Taiwan’s response has focused on cushioning the blow to its industries. Premier Cho Jung-tai led cross-party meetings, unveiling an NT$88 billion plan aimed at stabilizing affected sectors like agriculture and traditional manufacturing, which are now grappling with expected production drops as high as 5% if tariffs escalate. Opposition leaders, including the Kuomintang, criticized the ruling Democratic Progressive Party for seeming unprepared and too dependent on Washington’s goodwill. These concerns were echoed in local headlines challenging President Lai Ching-te’s strategy of close alignment with the U.S. against Chinese pressure.

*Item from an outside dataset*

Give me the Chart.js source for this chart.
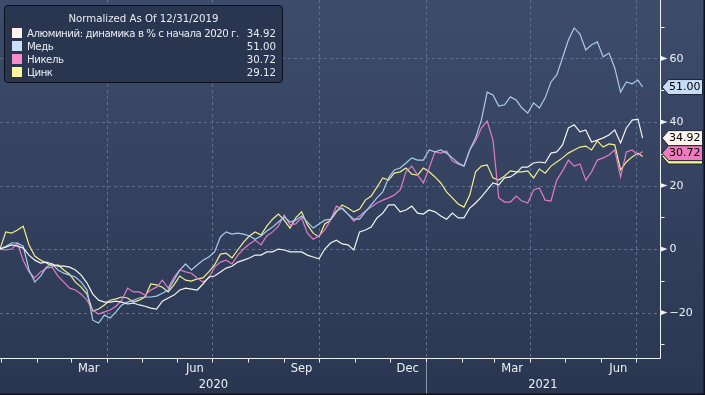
<!DOCTYPE html>
<html>
<head>
<meta charset="utf-8">
<script src="https://cdn.jsdelivr.net/npm/chart.js@4.4.0/dist/chart.umd.min.js"></script>
<style>
html,body{margin:0;padding:0;background:#2c3954;}
#wrap{position:relative;width:705px;height:395px;overflow:hidden;}
#c{position:absolute;left:0;top:0;}
#legend{position:absolute;left:4px;top:5px;width:277px;height:76px;border:1px solid #0c1019;border-radius:4px;background:rgba(41,53,79,0.95);color:#e9ecf2;font-family:"DejaVu Sans",sans-serif;font-size:10.2px;}
#legend .title{position:absolute;left:0;right:0;top:6px;text-align:center;line-height:13px;}
#legend .row{position:absolute;left:7px;right:6px;height:13px;line-height:13px;}
#legend .sw{position:absolute;left:0;top:1px;width:10px;height:10px;}
#legend .nm{position:absolute;left:15px;top:0;white-space:nowrap;letter-spacing:-0.45px;}
#legend .vl{position:absolute;right:0;top:0;}
</style>
</head>
<body>
<div id="wrap">
<canvas id="c" width="705" height="395"></canvas>
<div id="legend"></div>
</div>
<script>
// ---- data ----
const legendTitle = 'Normalized As Of 12/31/2019';
const seriesNames = ['Алюминий: динамика в % с начала 2020 г.', 'Медь', 'Никель', 'Цинк'];
const baseDate = '2019-12-31';
// days since 2019-12-31
const dayOffsets = [0,5,10,15,20,25,30,35,40,45,50,55,60,65,70,75,80,85,90,95,100,105,110,115,120,125,130,135,140,145,150,155,160,165,170,175,180,185,190,195,200,205,210,215,220,225,230,235,240,245,250,255,260,265,270,275,280,285,290,295,300,305,310,315,320,325,330,335,340,345,350,355,360,365,370,375,380,385,390,395,400,405,410,415,420,425,430,435,440,445,450,455,460,465,470,475,480,485,490,495,500,505,510,515,520,525,530,535,540,545,550,554];
const aluminum = [0,0.6,1.3,0.9,0.3,-1.9,-3.5,-4.4,-4.1,-4.7,-5.4,-5.4,-5.7,-6.6,-8.2,-10.7,-14.2,-16.1,-16.7,-16.7,-16.4,-16.7,-17.3,-17.0,-17.6,-18.0,-18.6,-18.9,-16.4,-15.4,-14.5,-12.9,-12.3,-12.6,-12.9,-11.0,-8.8,-8.5,-7.2,-6.0,-5.4,-4.1,-3.5,-2.8,-1.9,-1.9,-0.9,-0.9,0.0,-0.3,-0.9,-0.9,-0.9,-1.9,-2.5,-3.1,0.0,1.9,2.8,1.6,1.3,-0.3,5.4,6.0,6.9,9.8,11.3,13.9,13.9,11.7,12.3,13.5,11.3,11.0,12.3,11.7,10.4,9.4,11.3,9.8,9.8,12.9,14.5,16.4,18.6,20.8,20.2,22.4,22.7,23.9,25.8,25.8,27.1,27.4,27.1,30.2,30.6,32.8,38.1,39.1,36.9,37.5,33.7,34.3,35.0,35.9,37.5,33.4,38.1,40.6,40.9,34.92];
const copper = [0,0.9,1.9,1.9,0.9,-6.6,-10.4,-8.5,-5.7,-4.7,-6.6,-7.6,-8.2,-8.8,-10.4,-12.9,-22.4,-23.3,-20.8,-21.7,-19.8,-17.6,-16.7,-16.1,-15.4,-15.1,-15.1,-14.8,-13.9,-12.9,-9.8,-6.6,-4.7,-6.6,-5.0,-3.5,-2.5,-0.9,3.8,5.4,4.7,5.0,4.7,4.1,3.1,4.1,5.7,6.9,8.5,10.1,8.5,9.1,10.4,8.5,6.6,7.9,9.1,9.4,12.0,12.9,11.0,9.4,9.4,11.7,13.9,16.1,18.0,22.4,24.9,25.5,27.1,28.7,28.0,28.0,31.2,30.6,31.2,30.2,28.7,27.1,26.1,31.2,35.0,40.6,49.4,48.5,45.0,45.4,47.9,46.9,44.4,42.8,46.0,44.4,47.6,52.6,54.8,60.2,65.8,69.6,67.7,62.7,64.3,65.2,60.5,61.7,57.0,49.4,52.6,52.0,53.2,51.00];
const nickel = [0,-0.3,0,1.9,-3.5,-7.2,-9.1,-7.2,-6.0,-5.7,-8.5,-10.4,-12.3,-12.9,-14.2,-16.1,-19.2,-20.5,-19.8,-19.2,-18.0,-16.1,-12.3,-13.5,-13.5,-14.5,-12.9,-12.0,-9.8,-12.3,-8.8,-6.6,-7.2,-7.6,-9.1,-10.4,-9.1,-5.7,-4.1,-3.5,-4.7,-1.9,0.0,1.6,2.8,1.3,4.1,5.4,7.2,10.7,7.6,7.9,9.8,5.0,3.1,4.1,6.0,9.1,13.5,12.6,11.0,8.8,10.4,12.0,13.2,14.5,15.4,16.1,17.0,18.6,24.3,26.1,23.3,20.8,25.5,30.6,30.2,30.9,27.7,26.8,26.1,31.2,34.0,38.1,40.3,34.3,16.1,14.8,14.8,16.7,15.1,14.5,18.6,19.2,15.4,15.1,21.7,24.6,28.0,26.1,26.8,21.7,24.3,28.0,28.7,29.6,31.2,22.7,30.6,31.2,29.6,30.72];
const zinc = [0,5.4,5.0,6.0,7.2,1.3,-2.2,-3.5,-4.4,-5.4,-5.0,-6.6,-7.9,-10.4,-12.0,-14.2,-19.5,-18.9,-17.6,-16.1,-15.7,-15.1,-15.4,-16.7,-16.1,-15.1,-11.0,-11.3,-12.0,-13.5,-11.3,-8.5,-9.8,-10.1,-9.4,-9.1,-7.2,-5.0,-1.6,-1.3,-2.8,-0.3,2.2,4.1,5.4,4.4,7.2,9.4,11.0,9.1,6.6,9.8,11.7,7.6,5.0,3.8,7.9,9.1,11.7,13.9,12.9,11.7,12.6,15.4,16.7,19.5,22.4,21.7,23.9,24.3,25.5,23.6,23.3,25.5,24.3,22.7,20.8,18.0,16.1,14.2,13.2,17.0,24.3,26.1,26.5,22.4,21.7,23.0,24.6,24.3,24.3,24.6,22.4,25.2,23.9,26.1,27.4,28.7,30.2,31.2,32.1,32.4,31.2,34.0,32.1,33.1,32.8,24.9,27.4,29.0,30.2,29.12];
const yMajorTicks = [60,40,20,0,-20];
const yMinorTicks = [70,50,30,10,-10,-30];
const monthStarts = ['2020-01-01','2020-02-01','2020-03-01','2020-04-01','2020-05-01','2020-06-01','2020-07-01','2020-08-01','2020-09-01','2020-10-01','2020-11-01','2020-12-01','2021-01-01','2021-02-01','2021-03-01','2021-04-01','2021-05-01','2021-06-01','2021-07-01'];
const gridMonths = ['2020-04-01','2020-07-01','2020-10-01','2021-01-01','2021-04-01','2021-07-01'];
const monthLabels = ['Mar','Jun','Sep','Dec','Mar','Jun'];
const monthLabelFrom = ['2020-03-01','2020-06-01','2020-09-01','2020-12-01','2021-03-01','2021-06-01'];
const monthLabelTo   = ['2020-04-01','2020-07-01','2020-10-01','2021-01-01','2021-04-01','2021-07-01'];
const yearLabels = ['2020','2021'];
const yearStarts = ['2020-01-01','2021-01-01'];

// ---- styles ----
const lineColors = ['#f3f3f3','#a9cbee','#e27cc6','#f2ef8c'];
const swatchColors = ['#fff2ef','#c9e0fa','#f78cca','#fbf59c'];
const tagColors = ['#fdf4ec','#c8ddf5','#f07cc0','#f6f08e'];
const FONT = '"DejaVu Sans", sans-serif';

function dayOf(s){const p=s.split('-').map(Number);const b=baseDate.split('-').map(Number);return (Date.UTC(p[0],p[1]-1,p[2])-Date.UTC(b[0],b[1]-1,b[2]))/86400000;}

const allSeries=[aluminum,copper,nickel,zinc];
const datasets = allSeries.map((arr,i)=>({
  label: seriesNames[i],
  data: dayOffsets.map((d,k)=>({x:d,y:arr[k]})),
  borderColor: lineColors[i],
  borderWidth: 1.2,
  pointRadius: 0,
  tension: 0,
  fill: false,
  order: [1,2,3,4][i]
}));

// legend (HTML text)
const lg=document.getElementById('legend');
let html='<div class="title">'+legendTitle+'</div>';
allSeries.forEach((arr,i)=>{
  html+='<div class="row" style="top:'+(21+i*13)+'px"><div class="sw" style="background:'+swatchColors[i]+'"></div><div class="nm">'+seriesNames[i]+'</div><div class="vl">'+arr[arr.length-1].toFixed(2)+'</div></div>';
});
lg.innerHTML=html;

const axesPlugin={
  id:'axesPlugin',
  beforeDraw(chart){
    const {ctx,width,height,chartArea:a}=chart;
    const xs=chart.scales.x, ys=chart.scales.y;
    ctx.save();
    const g=ctx.createLinearGradient(0,0,0,height);
    g.addColorStop(0,'#3e4c6c'); g.addColorStop(0.9,'#2c3954'); g.addColorStop(1,'#2a3650');
    ctx.fillStyle=g; ctx.fillRect(0,0,width,height);
    ctx.strokeStyle='#5d7090'; ctx.lineWidth=1; ctx.setLineDash([3,3]);
    yMajorTicks.forEach(v=>{const y=Math.round(ys.getPixelForValue(v))+0.5;ctx.beginPath();ctx.moveTo(a.left,y);ctx.lineTo(a.right,y);ctx.stroke();});
    gridMonths.forEach(s=>{const x=Math.round(xs.getPixelForValue(dayOf(s)))+0.5;ctx.beginPath();ctx.moveTo(x,a.top);ctx.lineTo(x,a.bottom);ctx.stroke();});
    ctx.restore();
  },
  afterDraw(chart){
    const {ctx,width,height,chartArea:a}=chart;
    const xs=chart.scales.x, ys=chart.scales.y;
    ctx.save();
    ctx.strokeStyle='#eef0f4'; ctx.fillStyle='#eef0f4'; ctx.lineWidth=1;
    const ax=Math.round(a.right)+0.5, ay=Math.round(a.bottom)+0.5;
    ctx.beginPath();ctx.moveTo(ax,a.top);ctx.lineTo(ax,ay);ctx.lineTo(a.left,ay);ctx.stroke();
    yMinorTicks.forEach(v=>{const y=Math.round(ys.getPixelForValue(v))+0.5;ctx.beginPath();ctx.moveTo(ax,y);ctx.lineTo(ax+4,y);ctx.stroke();});
    ctx.font='11px '+FONT; ctx.textBaseline='middle'; ctx.textAlign='left';
    yMajorTicks.forEach(v=>{const y=ys.getPixelForValue(v);
      ctx.beginPath();ctx.moveTo(ax,y-2.6);ctx.lineTo(ax+7,y);ctx.lineTo(ax,y+2.6);ctx.closePath();ctx.fill();
      ctx.fillText(v<0?'\u2212'+Math.abs(v):String(v),ax+9,y+0.5);});
    monthStarts.forEach(s=>{const x=Math.round(xs.getPixelForValue(dayOf(s)))+0.5; if(x>a.right) return; ctx.beginPath();ctx.moveTo(x,ay);ctx.lineTo(x,ay+4);ctx.stroke();});
    ctx.font='11.5px '+FONT; ctx.textAlign='center';
    monthLabels.forEach((t,i)=>{const x=(xs.getPixelForValue(dayOf(monthLabelFrom[i]))+xs.getPixelForValue(dayOf(monthLabelTo[i])))/2; ctx.fillText(t,x,369);});
    yearLabels.forEach((t,i)=>{let x0=Math.max(a.left,xs.getPixelForValue(dayOf(yearStarts[i])));let x1=i+1<yearStarts.length?xs.getPixelForValue(dayOf(yearStarts[i+1])):a.right;ctx.fillText(t,(x0+x1)/2,385);});
    ctx.strokeStyle='#8c95a8';
    for(let i=1;i<yearStarts.length;i++){const x=Math.round(xs.getPixelForValue(dayOf(yearStarts[i])))+0.5;ctx.beginPath();ctx.moveTo(x,ay+4);ctx.lineTo(x,height);ctx.stroke();}
    const last=allSeries.map(s=>s[s.length-1]);
    const py=last.map(v=>ys.getPixelForValue(v));
    const pos=[py[0],py[1],Math.max(py[2],py[0]+15),py[3]];
    ctx.font='11px '+FONT; ctx.textAlign='right'; ctx.textBaseline='middle';
    [3,2,0,1].forEach(i=>{
      const y=pos[i], h=7.5, xl=ax+1.5, xb=ax+8, xr=width-2.5;
      ctx.beginPath();ctx.moveTo(xl,y);ctx.lineTo(xb,y-h);ctx.lineTo(xr,y-h);ctx.lineTo(xr,y+h);ctx.lineTo(xb,y+h);ctx.closePath();
      ctx.fillStyle=tagColors[i];ctx.fill();ctx.strokeStyle='#1b2338';ctx.lineWidth=1;ctx.stroke();
      ctx.fillStyle='#000';ctx.fillText(last[i].toFixed(2),xr-2,y+0.5);
    });
    ctx.fillStyle='#0e121b'; ctx.fillRect(width-1.5,0,1.5,height); ctx.fillRect(0,height-1.5,width,1.5);
    ctx.restore();
  }
};

new Chart(document.getElementById('c'),{
  type:'line',
  data:{datasets},
  options:{
    responsive:false, animation:false, devicePixelRatio:1,
    layout:{padding:{left:0,top:0,right:45,bottom:37}},
    plugins:{legend:{display:false},tooltip:{enabled:false}},
    scales:{
      x:{type:'linear',min:0,max:569,display:false},
      y:{type:'linear',min:-34.3,max:78.4,display:false}
    }
  },
  plugins:[axesPlugin]
});
</script>
</body>
</html>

The change in tariff regime means Taiwanese goods shipped to the U.S. now face a minimum 20% tariff, plus the existing Most-Favored-Nation (MFN) duties for each sector, making the real rate potentially even higher depending on the product category, as confirmed by Taiwan’s Office of Trade and Economic Affairs. Traditional industries, along with agricultural and fishery exports, are the hardest hit. Meanwhile, the U.S. has fully eliminated the long-standing $800 duty-free exemption for package shipments. Now, all parcels—including those from Taiwan—will be subject to normal duties based on country of origin, with flat rates as high as $200 for some higher-tariff partners.

These new measures arrive in the context of persistent U.S. trade deficits with Taiwan, now estimated at $74 billion. According to Visual Capitalist, Trump’s administration argues these rates—from 10% up to 20%—are necessary to protect American industries and address what they view as imbalanced trade relations. Even so, there’s pressure from American business interests. The American Chamber of Commerce in Taiwan called for the removal of these import taxes, urging Washington to prioritize negotiation over escalation.

On the geopolitical front, analysts at Stimson Center warn that Washington’s unpredictable tariff policies may destabilize partnerships and make Taiwan more vulnerable to mainland Chinese coercion, particularly as both economies pursue “de-risking” strategies and revise interdependencies. Meanwhile, Beijing continues to ramp up military activities in the region, fueling uncertainty in both diplomatic and commercial realms.

Listeners, as these tariff hikes reshape Taiwan–U.S. trade, many eyes are on ongoing negotiations and the government’s economic rescue efforts. The coming weeks will be crucial for both sides to strike a lasting, mutually beneficial arrangement.